NADH Oxidation: Fermentation vs Aerobic Respiration
Fermentation (Anaerobic)
Final electron acceptor: Organic molecules (e.g., pyruvate)
Oxidation of NADH is slow
Less energy released (ΔG less negative)
~0 ATP produced directly from NADH
Occurs in cytoplasm
Aerobic Respiration
Final electron acceptor: Oxygen (O₂)
Oxidation of NADH is vigorous and fast
Large energy release (ΔG highly negative)
Yields ~2.5 to 3 ATP per NADH
Occurs in mitochondria via ETC
❓ Why is NADH oxidation slower in Fermentation?
• Organic molecules are weaker oxidizing agents than oxygen.
• ΔG (free energy change) is lower, so the reaction proceeds less vigorously.

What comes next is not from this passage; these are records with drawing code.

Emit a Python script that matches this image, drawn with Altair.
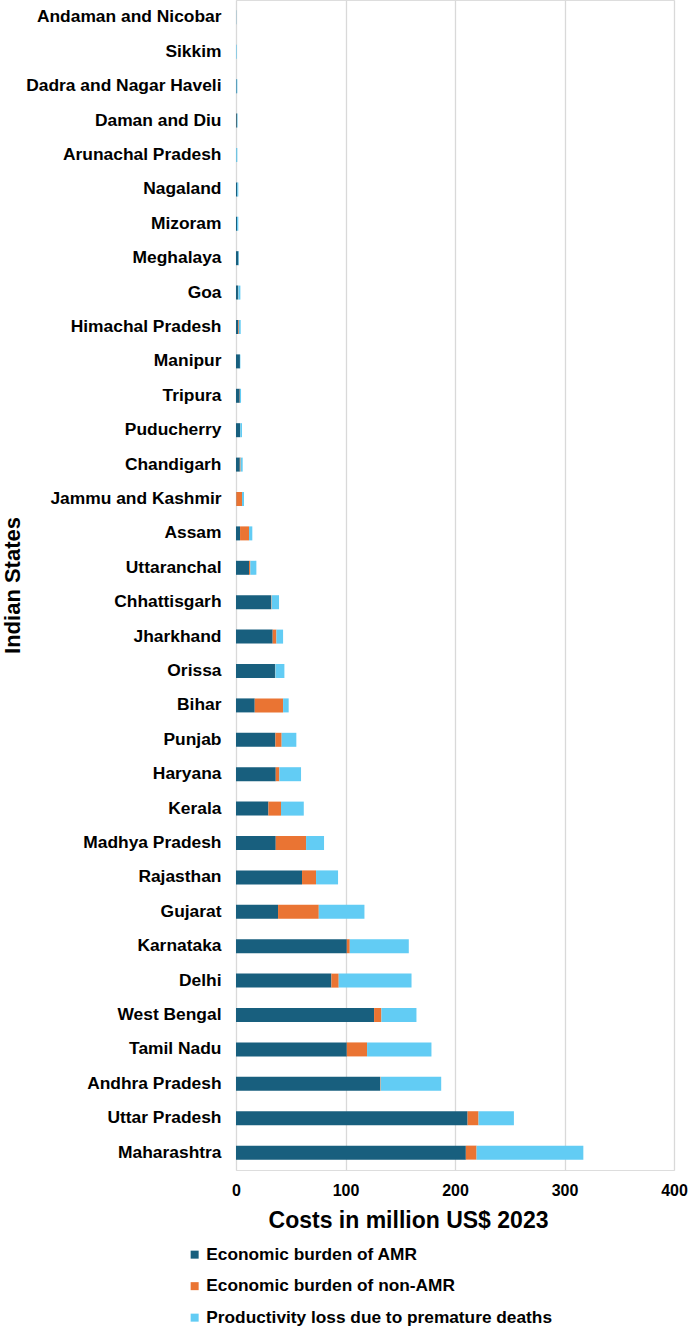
import altair as alt
import pandas as pd

states = [
    "Andaman and Nicobar", "Sikkim", "Dadra and Nagar Haveli", "Daman and Diu",
    "Arunachal Pradesh", "Nagaland", "Mizoram", "Meghalaya", "Goa",
    "Himachal Pradesh", "Manipur", "Tripura", "Puducherry", "Chandigarh",
    "Jammu and Kashmir", "Assam", "Uttaranchal", "Chhattisgarh", "Jharkhand",
    "Orissa", "Bihar", "Punjab", "Haryana", "Kerala", "Madhya Pradesh",
    "Rajasthan", "Gujarat", "Karnataka", "Delhi", "West Bengal", "Tamil Nadu",
    "Andhra Pradesh", "Uttar Pradesh", "Maharashtra",
]
amr = [0.1, 0.1, 0.6, 0.8, 0.3, 1.2, 1.0, 2.3, 1.8, 2.1, 3.6, 3.4, 3.7, 3.5,
       0.3, 3.7, 11.9, 32.0, 33.5, 35.6, 17.1, 36.0, 36.3, 29.6, 36.3, 60.3,
       38.4, 101.2, 87.1, 126.1, 101.2, 131.6, 211.5, 209.9]
non_amr = [0.0, 0.0, 0.0, 0.2, 0.0, 0.0, 0.0, 0.0, 0.3, 0.6, 0.0, 0.2, 0.2, 0.7,
           5.2, 8.2, 1.2, 0.5, 3.4, 0.3, 25.9, 5.7, 3.3, 11.5, 27.7, 12.8,
           37.2, 2.7, 6.7, 6.7, 18.5, 0.5, 10.0, 9.8]
productivity = [0.1, 0.5, 0.6, 0.5, 0.9, 0.9, 1.1, 0.4, 1.9, 1.6, 0.4, 1.0, 1.6,
                1.9, 1.8, 3.0, 5.5, 6.8, 6.1, 8.3, 5.1, 13.4, 19.8, 20.8, 16.4,
                20.1, 41.7, 53.9, 66.5, 32.0, 58.8, 55.3, 32.3, 97.5]

series = ["Economic burden of AMR", "Economic burden of non-AMR",
          "Productivity loss due to premature deaths"]
colors = ["#185F7E", "#EA7433", "#62CCF4"]
x_ticks = [0, 100, 200, 300, 400]

rows = []
for i, s in enumerate(states):
    for k, (name, vals) in enumerate(zip(series, [amr, non_amr, productivity])):
        rows.append({"state": s, "component": name, "value": vals[i], "ord": k})
df = pd.DataFrame(rows)

FONT = "Liberation Sans"

chart = alt.Chart(df).mark_bar(height=14).encode(
    y=alt.Y("state:N", sort=states,
            scale=alt.Scale(paddingInner=0.59, paddingOuter=0.3),
            axis=alt.Axis(title="Indian States", labelFontSize=17.4, labelFontWeight="bold",
                          labelColor="black", labelFont=FONT, ticks=False, domain=False,
                          labelPadding=15, labelLimit=400, titleFontSize=22, titleFont=FONT,
                          titleFontWeight="bold", titleColor="black",
                          titleX=-217, titleY=585, titleBaseline="alphabetic")),
    x=alt.X("value:Q", stack="zero",
            scale=alt.Scale(domain=[0, 400], nice=False),
            axis=alt.Axis(title="Costs in million US$ 2023", values=x_ticks,
                          labelFontSize=16, labelFontWeight="bold", labelColor="black",
                          labelFont=FONT, ticks=False, domain=False, labelPadding=12,
                          gridColor="#D9D9D9", gridWidth=1.3,
                          titleFontSize=23, titleFont=FONT, titleFontWeight="bold",
                          titleColor="black", titleX=172, titleY=57,
                          titleBaseline="alphabetic", titleAlign="center",
                          labelFlush=False)),
    color=alt.Color("component:N", sort=series,
                    scale=alt.Scale(domain=series, range=colors),
                    legend=alt.Legend(title=None, orient="none", legendX=-50, legendY=1246,
                                      direction="vertical", symbolType="square",
                                      symbolSize=64, symbolStrokeWidth=0,
                                      labelFontSize=17.3, labelFont=FONT,
                                      labelFontWeight="bold", labelColor="black",
                                      labelOffset=3, rowPadding=13.5, padding=0,
                                      labelLimit=500)),
    order=alt.Order("ord:Q"),
).properties(
    width=438, height=1170,
    autosize=alt.AutoSizeParams(type="none"),
    padding={"left": 236, "top": 0, "right": 14, "bottom": 157},
).configure_view(stroke=None).configure(background="white")

chart.save("out.html", embed_options={"renderer": "svg", "actions": False})
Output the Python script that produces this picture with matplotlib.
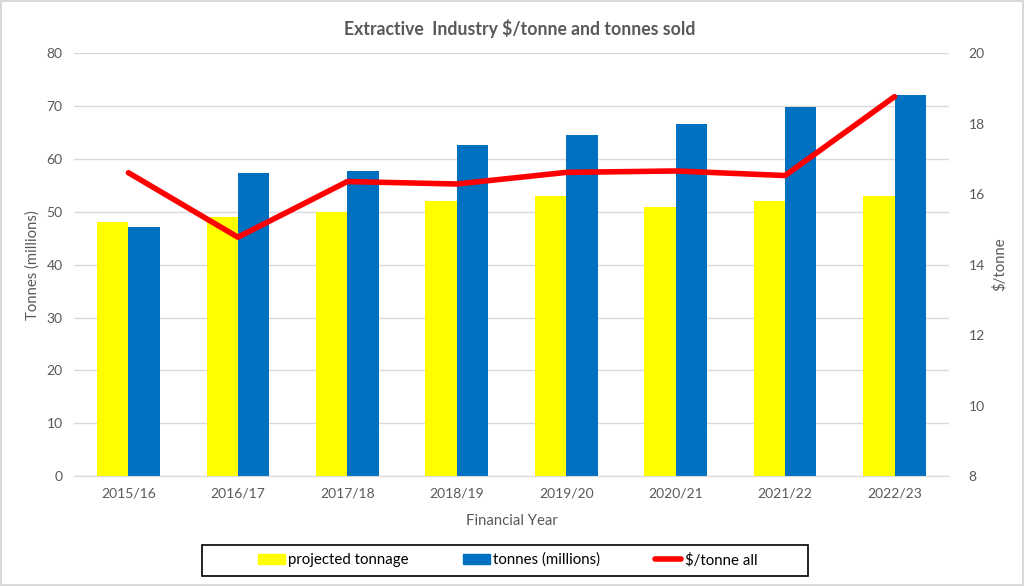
import matplotlib
matplotlib.use("Agg")
import matplotlib.pyplot as plt
import numpy as np
from matplotlib.patches import Patch, Rectangle
from matplotlib.lines import Line2D

years = ["2015/16", "2016/17", "2017/18", "2018/19", "2019/20", "2020/21", "2021/22", "2022/23"]
projected = [48, 49, 50, 52, 53, 51, 52, 53]
tonnes = [47.2, 57.4, 57.7, 62.6, 64.5, 66.6, 69.8, 72.2]
price = [16.61, 14.78, 16.36, 16.29, 16.62, 16.66, 16.53, 18.77]

plt.rcParams['font.family'] = ['Lato', 'DejaVu Sans']
grey = "#595959"

fig = plt.figure(figsize=(10.24, 5.86), dpi=100)
fig.patch.set_edgecolor("#d9d9d9")
fig.patch.set_linewidth(1.5)
ax = fig.add_axes([0.072, 0.1877, 0.855, 0.7213])
x = np.arange(len(years))
w = 0.286
ax.bar(x - w / 2, projected, w, color="#ffff00", zorder=2)
ax.bar(x + w / 2, tonnes, w, color="#0070c0", zorder=2)
ax.set_xlim(-0.5, len(years) - 0.5)
ax.set_ylim(0, 80)
ax.set_yticks(range(0, 81, 10))
ax.grid(axis="y", color="#d9d9d9", linewidth=1, zorder=0)
ax.set_axisbelow(True)
for s in ["top", "right", "left"]:
    ax.spines[s].set_visible(False)
ax.spines["bottom"].set_color("#d9d9d9")
ax.set_xticks(x)
ax.set_xticklabels(years)
ax.tick_params(axis="both", length=0, labelsize=10, colors=grey, pad=8)
ax.set_ylabel("Tonnes (millions)", fontsize=10.7, color=grey, labelpad=5)
ax.set_xlabel("Financial Year", fontsize=10.7, color=grey, labelpad=11)

ax2 = ax.twinx()
ax2.plot(x, price, color="#ff0000", linewidth=4, solid_capstyle="round", zorder=3)
ax2.set_ylim(8, 20)
ax2.set_yticks(range(8, 21, 2))
for s in ["top", "right", "left", "bottom"]:
    ax2.spines[s].set_visible(False)
ax2.tick_params(axis="y", length=0, labelsize=10, colors=grey, pad=14)
ax2.set_ylabel(r"\$/tonne", fontsize=10.7, color=grey, labelpad=5)

fig.text(0.508, 0.952, r"Extractive  Industry \$/tonne and tonnes sold", ha="center", va="center",
         fontsize=12.7, fontweight="bold", color=grey)

handles = [Patch(color="#ffff00"), Patch(color="#0070c0"),
           Line2D([0], [0], color="#ff0000", linewidth=4, solid_capstyle="round")]
labels = ["projected tonnage", "tonnes (millions)", r"\$/tonne all"]
fig.legend(handles, labels, loc="center", bbox_to_anchor=(0.496, 0.0445), ncol=3, frameon=False,
           fontsize=10.85, handlelength=1.75, handletextpad=0.25, columnspacing=3.6)
fig.add_artist(Rectangle((0.197, 0.017), 0.592, 0.053, transform=fig.transFigure,
                         fill=False, edgecolor="black", linewidth=1.2))

fig.savefig("out.png", dpi=100)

• Enzymes like lactate or alcohol dehydrogenase are less efficient.
• No membrane potential or proton gradient to enhance the process.
➡ Result: Slower and less efficient NAD⁺ regeneration.
🌬️ Why is NADH oxidation vigorous in Aerobic Respiration?
• Oxygen is a strong oxidizing agent (very electronegative).
• Large redox potential (ΔE°′ ≈ +1.14 V).
• High free energy release (ΔG°′ ≈ -220 kJ/mol).
• Fast NAD⁺ regeneration and ATP generation (~3 ATP/NADH).
NADH → Complex I → CoQ → Complex III → Cytochrome C → Complex IV → O₂ → H₂O
| Feature | Fermentation | Aerobic Respiration |
|---|---|---|
| Final Electron Acceptor | Organic molecules | Oxygen (O₂) |
| Oxidation Speed of NADH | Slow | Fast/Vigorous |
| Efficiency of NAD⁺ Regeneration | Low | High |
| Energy Yield per NADH | ~0 ATP | 2.5–3 ATP |
| Type of Reaction | Substrate-level, less exergonic | Oxidative phosphorylation, highly exergonic |
| Location | Cytoplasm | Mitochondria |